Il testo raccoglie diverse autrici dagli anni sessanta ai giorni nostri. Avete scritto che sono poche le questioni strettamente LGBT, non c’è ancora il femminismo di internet ed è poco intersezionale: evidente è quindi l’evoluzione storica di certi temi e stile annesso. Che cosa vi ha affascinato di più di questa raccolta e cosa, invece, se c’è, non vi ha convinto fino in fondo?

Ad affascinarci sono gli elementi in comune tra queste storie: la capacità di gestire un racconto in  seconda persona per indicare una fuoriuscita da sé, ma anche un rientro violento e perturbante al proprio interno quando necessario, la rinuncia alle pose accellerazioniste per approdare a una distopia ambigua, ma comunque basata sull’empatia, la tendenza al finale aperto: se un sistema non si chiude, non si espone solo alla crisi ma anche alla speranza, e molti racconti hanno questo tipo particolare di luce.
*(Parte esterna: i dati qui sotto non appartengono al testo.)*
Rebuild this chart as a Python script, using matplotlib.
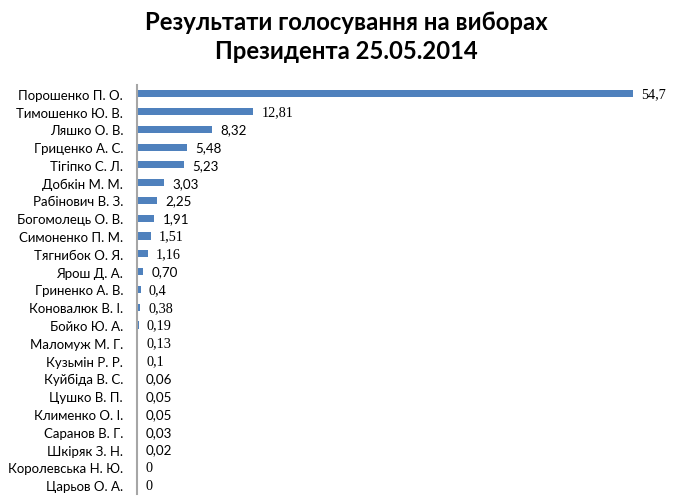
import matplotlib.pyplot as plt

# candidates and results (%)
candidates = ['Порошенко П. О.', 'Тимошенко Ю. В.', 'Ляшко О. В.', 'Гриценко А. С.',
              'Тігіпко С. Л.', 'Добкін М. М.', 'Рабінович В. З.', 'Богомолець О. В.',
              'Симоненко П. М.', 'Тягнибок О. Я.', 'Ярош Д. А.', 'Гриненко А. В.',
              'Коновалюк В. І.', 'Бойко Ю. А.', 'Маломуж М. Г.', 'Кузьмін Р. Р.',
              'Куйбіда В. С.', 'Цушко В. П.', 'Клименко О. І.', 'Саранов В. Г.',
              'Шкіряк З. Н.', 'Королевська Н. Ю.', 'Царьов О. А.']
values = [54.7, 12.81, 8.32, 5.48, 5.23, 3.03, 2.25, 1.91, 1.51, 1.16, 0.70, 0.4,
          0.38, 0.19, 0.13, 0.1, 0.06, 0.05, 0.05, 0.03, 0.02, 0, 0]
value_labels = ['54,7', '12,81', '8,32', '5,48', '5,23', '3,03', '2,25', '1,91',
                '1,51', '1,16', '0,70', '0,4', '0,38', '0,19', '0,13', '0,1',
                '0,06', '0,05', '0,05', '0,03', '0,02', '0', '0']
# labels that were typed in a serif face in the original
serif_labels = {0, 1, 8, 9, 11, 12, 13, 14, 15, 21, 22}

fig = plt.figure(figsize=(6.87, 5.02), dpi=100)
ax = fig.add_axes([0.1994, 0.014, 0.792, 0.815])

y = list(range(len(candidates)))
ax.barh(y, values, height=0.4, color='#4F81BD')
ax.set_ylim(len(candidates) - 0.5, -0.5)
ax.set_xlim(0, 60)

for i, (v, lab) in enumerate(zip(values, value_labels)):
    fam = 'Liberation Serif' if i in serif_labels else 'Lato'
    fs = 10.2 if i in serif_labels else 9.6
    ax.text(v + 0.9, i, lab, va='center', ha='left', fontsize=fs, family=fam, color='#000000')

ax.set_yticks(y)
ax.set_yticklabels(candidates, family='Lato', fontsize=9.5)
ax.tick_params(axis='y', length=0, pad=10)
ax.set_xticks([])
for s in ['top', 'right', 'bottom']:
    ax.spines[s].set_visible(False)
ax.spines['left'].set_color('#A6A6A6')
ax.spines['left'].set_linewidth(1.5)

fig.text(0.504, 0.955, 'Результати голосування на виборах', ha='center', va='center',
         fontsize=17.2, fontweight='bold', family='Lato')
fig.text(0.504, 0.897, 'Президента 25.05.2014', ha='center', va='center',
         fontsize=17.2, fontweight='bold', family='Lato')

plt.savefig('out.png', dpi=100)
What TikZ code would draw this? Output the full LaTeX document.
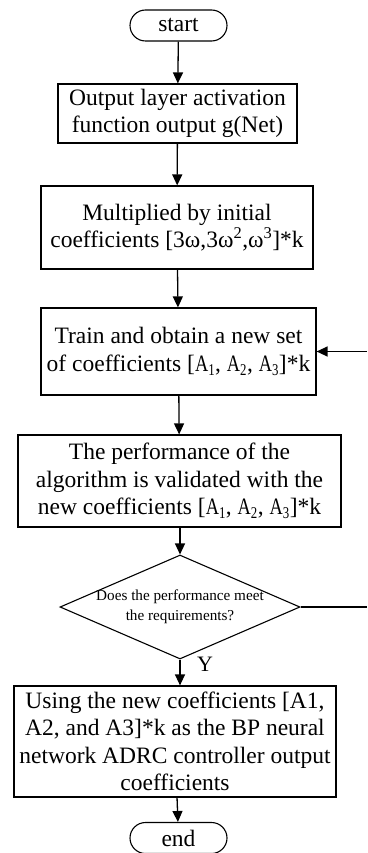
\documentclass[tikz,border=0pt]{standalone}
\usepackage{fontspec}
\setmainfont{Liberation Serif}
\newfontfamily\estreita{Liberation Serif}[FakeStretch=0.78]
\newcommand{\coefA}[1]{{\estreita A\textsubscript{#1}}}
\usetikzlibrary{arrows.meta,shapes.geometric,shapes.misc}
\begin{document}
\begin{tikzpicture}[x=1pt,y=-1pt,
    caixa/.style={draw, line width=1.2pt, align=center, inner sep=1pt, font=\fontsize{23.5}{27.5}\selectfont},
    term/.style={draw, line width=1.1pt, rounded rectangle, minimum width=97pt, minimum height=31pt, inner sep=0pt, font=\fontsize{23.5}{26}\selectfont},
    decisao/.style={draw, line width=1.1pt, diamond, minimum width=240pt, minimum height=104pt, inner sep=0pt},
    seta/.style={line width=1.3pt, -{Triangle[width=10pt,length=11pt]}}]
  % fluxo de treino dos coeficientes
  \useasboundingbox (0,0) rectangle (367,853);
  \node[term] (ini) at (178.5,25.5) {start};
  \node[caixa, minimum width=239pt, minimum height=59pt] (saida) at (177.5,113.5)
    {Output layer activation\\function output g(Net)};
  \node[caixa, minimum width=272pt, minimum height=83pt] (mult) at (177,227.5)
    {Multiplied by initial\\coefficients [3ω,3ω\textsuperscript{2},ω\textsuperscript{3}]*k};
  \node[caixa, minimum width=275pt, minimum height=87pt] (treino) at (178.5,351.5)
    {Train and obtain a new set\\of coefficients [\coefA{1}, \coefA{2}, \coefA{3}]*k};
  \node[caixa, minimum width=323pt, minimum height=92pt] (valida) at (179.5,481)
    {The performance of the\\algorithm is validated with the\\new coefficients [\coefA{1}, \coefA{2}, \coefA{3}]*k};
  \node[decisao] (teste) at (180,607) {};
  \node[align=center, font=\fontsize{15.2}{20}\selectfont] (pergunta) at (teste.center)
    {Does the performance meet\\the requirements?};
  \node[caixa, minimum width=322pt, minimum height=111pt] (usa) at (175,741.5)
    {Using the new coefficients [A1,\\A2, and A3]*k as the BP neural\\network ADRC controller output\\coefficients};
  \node[term] (fim) at (178.5,838) {end};
  \node[font=\fontsize{22}{24}\selectfont] (sim) at (205,664) {Y};
  \coordinate (volta) at (367,351.5);
  \coordinate (nao) at (367,607);
  \draw[seta] (ini) -- (saida);
  \draw[seta] (saida) -- (mult);
  \draw[seta] (mult) -- (treino);
  \draw[seta] (treino) -- (valida);
  \draw[seta] (valida.south -| teste.north) -- (teste.north);
  \draw[seta] (teste.south) -- (teste.south |- usa.north);
  \draw[seta] (usa) -- (fim);
  \draw[seta] (volta) -- (treino.east);
  \draw[line width=1.1pt] (teste.east) -- (nao);
\end{tikzpicture}
\end{document}
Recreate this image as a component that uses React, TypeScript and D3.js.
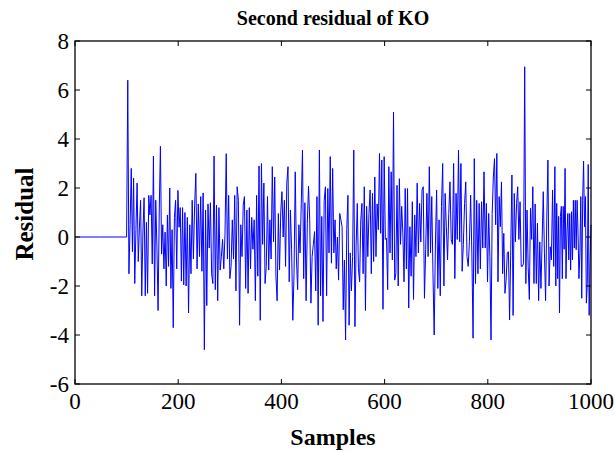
import React from "react";
import * as d3 from "d3";

const titleText = "Second residual of KO";
const xLabel = "Samples";
const yLabel = "Residual";
const xTicks = [0, 200, 400, 600, 800, 1000];
const yTicks = [-6, -4, -2, 0, 2, 4, 6, 8];

// sample index where each segment of readings begins (last entry = final sample)
const segmentBounds = [0, 100, 213, 359, 504, 649, 795, 930, 1000];

const flatStart = [0, 0];
const residualA = [0, 6.4, -1.5, 0.5, 2.8, -0.6, 2.4, -1.9, 0.3, 2.2, -1.0, 0.4, 1.5, -2.4, 0.2, 1.6, -2.4, 0.6, -2.3, 1.7, 0.9, 1.7, -1.1, 3.3, -2.4, 1.5, -0.4, -3.0, 1.1, 3.7, -0.7, 0.5, -1.3, 0.2, -2.0, 0.9, -1.2, 2.0, -2.1, 0.3, -3.7, 0.8, 1.5, -1.3, 1.9, 0.4, 1.2, -1.8, 1.2, -1.95];
const residualB = [1.0, -2.0, 0.8, -3.1, 0.5, -1.5, 1.5, -0.9, 1.3, 2.6, -1.3, 1.35, -0.8, 1.65, -1.4, 1.8, -4.6, 1.1, -2.8, 1.35, -0.45, 1.4, -1.5, -1.9, 3.3, -2.15, 1.3, -2.6, 1.2, -1.35, -0.8, -0.1, -1.3, 0.15, 3.4, -0.9, 1.7, -1.7, -1.2, 0.7, -0.9, 1.7, -2.2, 2.05, 1.5, -3.6, 0.5, -0.8, 1.3, 1.65, -2.1, 1.1, -2.3, 1.2, -1.3, 0.8, -0.5, 0.7, -2.6, 1.7, -1.6, 2.9];
const residualC = [-3.4, 3.0, -0.3, 2.2, -1.9, -1.2, 1.65, -1.35, 0.7, -0.9, 2.87, -0.2, 2.45, -1.6, -2.6, 0.96, -1.35, 1.03, 1.85, 0.0, 1.5, -1.2, 2.2, 2.87, -1.83, 1.1, -0.5, -3.4, -1.5, 2.66, -0.9, -2.15, 0.5, -0.65, 1.37, 3.55, -1.7, 1.4, -2.6, 0.56, 2.08, 0.7, -2.7, -0.8, -0.3, 0.22, -2.2, 1.65, -3.6, 3.55, -2.4, 0.84, -3.45, 1.5, 2.05, -2.4, 1.98, -0.65, 3.28, -1.07, 2.8, -0.65];
const residualD = [0.7, -1.3, 0.0, -1.76, 0.96, 0.7, 0.42, -2.97, -0.94, -4.2, 0.3, 1.7, -3.6, -0.65, -2.2, -0.8, 3.55, -3.66, -0.4, 1.37, -1.3, -1.83, 0.7, 1.37, -1.5, 2.05, -3.0, 1.25, -0.8, 0.96, 1.92, -1.5, 1.78, -1.0, 2.45, -0.8, 1.35, 0.3, 3.41, 0.15, 3.14, -2.95, 3.28, -0.1, -0.05, -2.15, 2.87, -0.65, 2.66, -0.94, 5.1, -1.76, -1.5, 2.11, -2.0, 2.38, -0.3, 1.25, 0.15, -1.83, 1.98, -1.3, 1.98, -2.9];
const residualE = [0.42, -1.6, 1.44, -2.55, 0.9, -0.8, 2.2, -0.65, 1.37, -0.2, 1.92, 2.05, -2.5, -0.52, 1.78, -0.8, 2.87, -0.65, 1.65, -1.5, -4.0, -0.33, 1.92, -2.1, 0.7, -2.4, 1.25, 3.0, -2.0, 1.78, 0.42, -0.94, 0.96, 2.25, -0.1, -0.3, 3.0, -1.7, 1.78, -0.1, 3.55, -0.2, 3.0, -1.4, -0.3, 1.37, 2.25, -0.8, -1.2, -0.19, 1.71, -0.65, -4.13, 3.2, -1.9, 1.5, -1.5, 1.37, -1.3, 1.44, -0.45, 2.66];
const residualF = [-0.45, 1.37, -1.83, 0.96, -0.8, -4.2, 0.96, 2.45, 3.2, 0.5, 3.41, -1.83, 1.65, 0.42, 2.25, -1.5, 0.15, -2.3, -1.76, -0.65, -0.6, -3.39, -0.5, 2.53, -3.2, 1.78, -0.2, 1.37, 2.05, -0.1, 1.44, -1.2, -1.2, -1.07, 6.95, -1.9, 1.1, -1.2, -2.55, 1.17, -0.1, 2.05, -1.9, 1.35, -1.9, 0.56, -2.6, -0.2, -2.1, -0.2, 1.85, -0.65, -2.6, 0.7, 3.14, -2.0, -0.4, -0.94, 1.92, -1.2];
const residualG = [2.87, -2.0, 1.37, -1.7, 0.84, -3.1, 0.84, 1.25, -1.7, 1.25, -0.5, 2.8, -1.7, 0.15, 0.96, -0.94, 0.96, -1.35, 1.03, -0.94, 1.5, -0.45, 1.5, -0.52, 1.5, 0.15, -1.7, -0.65, 1.65, -2.5, 1.5, 3.1, 0.42, 1.65, -2.7, -1.9, 2.96, -3.2, -0.94, 0.5];

const segments = [flatStart, residualA, residualB, residualC, residualD, residualE, residualF, residualG];

function buildSeries(): [number, number][] {
  const pts: [number, number][] = [];
  segments.forEach((vals, k) => {
    const s = segmentBounds[k];
    const e = segmentBounds[k + 1];
    const last = k === segments.length - 1;
    const step = (e - s) / (last ? vals.length - 1 : vals.length);
    vals.forEach((v, i) => pts.push([s + i * step, v]));
  });
  return pts;
}

const W = 615;
const H = 452;
const M = { left: 75, right: 591, top: 41, bottom: 384 };
const FONT = "'Liberation Serif', 'Times New Roman', serif";

export default function App() {
  const x = d3.scaleLinear().domain([0, 1000]).range([M.left, M.right]);
  const y = d3.scaleLinear().domain([-6, 8]).range([M.bottom, M.top]);
  const series = buildSeries();
  const line = d3
    .line<[number, number]>()
    .x((d) => x(d[0]))
    .y((d) => y(d[1]));
  const tick = 5;
  const cx = (M.left + M.right) / 2;

  return (
    <div style={{ position: "fixed", left: 0, top: 0 }}>
      <svg width={W} height={H} style={{ display: "block", background: "#fff" }}>
        <rect x={0} y={0} width={W} height={H} fill="#fff" />
        <path d={line(series) || ""} fill="none" stroke="#0000ff" strokeWidth={1} />
        <rect
          x={M.left}
          y={M.top}
          width={M.right - M.left}
          height={M.bottom - M.top}
          fill="none"
          stroke="#000"
          strokeWidth={1.3}
        />
        {xTicks.map((t) => (
          <g key={"x" + t}>
            <line x1={x(t)} x2={x(t)} y1={M.bottom} y2={M.bottom - tick} stroke="#000" strokeWidth={1} />
            <line x1={x(t)} x2={x(t)} y1={M.top} y2={M.top + tick} stroke="#000" strokeWidth={1} />
            <text x={x(t)} y={M.bottom + 25} textAnchor="middle" fontFamily={FONT} fontSize={23} fill="#000">
              {t}
            </text>
          </g>
        ))}
        {yTicks.map((t) => (
          <g key={"y" + t}>
            <line x1={M.left} x2={M.left + tick} y1={y(t)} y2={y(t)} stroke="#000" strokeWidth={1} />
            <line x1={M.right} x2={M.right - tick} y1={y(t)} y2={y(t)} stroke="#000" strokeWidth={1} />
            <text
              x={M.left - 6}
              y={y(t)}
              dy="0.35em"
              textAnchor="end"
              fontFamily={FONT}
              fontSize={23}
              fill="#000"
            >
              {t}
            </text>
          </g>
        ))}
        <text x={cx} y={25} textAnchor="middle" fontFamily={FONT} fontWeight="bold" fontSize={20} fill="#000">
          {titleText}
        </text>
        <text x={cx} y={445} textAnchor="middle" fontFamily={FONT} fontWeight="bold" fontSize={24} fill="#000">
          {xLabel}
        </text>
        <text
          transform={`translate(33,214) rotate(-90)`}
          textAnchor="middle"
          fontFamily={FONT}
          fontWeight="bold"
          fontSize={25}
          fill="#000"
        >
          {yLabel}
        </text>
      </svg>
    </div>
  );
}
I racconti migliori riescono a gestire tutte queste tensioni, non solo con le idee ma anche con lo stile. A volte l’insistenza sul materno o sulla mutilazione del corpo ci è parsa un automatismo, il riflesso di un dibattito distante. In alcuni racconti si intravedono le tematiche ambientaliste tipiche della speculative fiction contemporanea, in particolare il rapporto tra femminismo e le altre specie.

Sarebbe possibile in Italia una operazione editoriale del genere?

Non solo sarebbe possibile, ma in teoria otterremmo un’antologia del genere senza commissionare racconti di fantascienza o speculative fiction: se chiedessimo a una dozzina di scrittrici di mandarci un racconto che indaga le questioni del presente, o addirittura a tema libero, quante scriverebbero una storia che rientra nella costellazione di generi di cui Le visionarie fa un campionario? Un’antologia femminista in Italia, oggi, quanto si allontanerebbe dal canone del realismo? Molto, a nostro avviso, e senza che nessuno glielo abbia chiesto.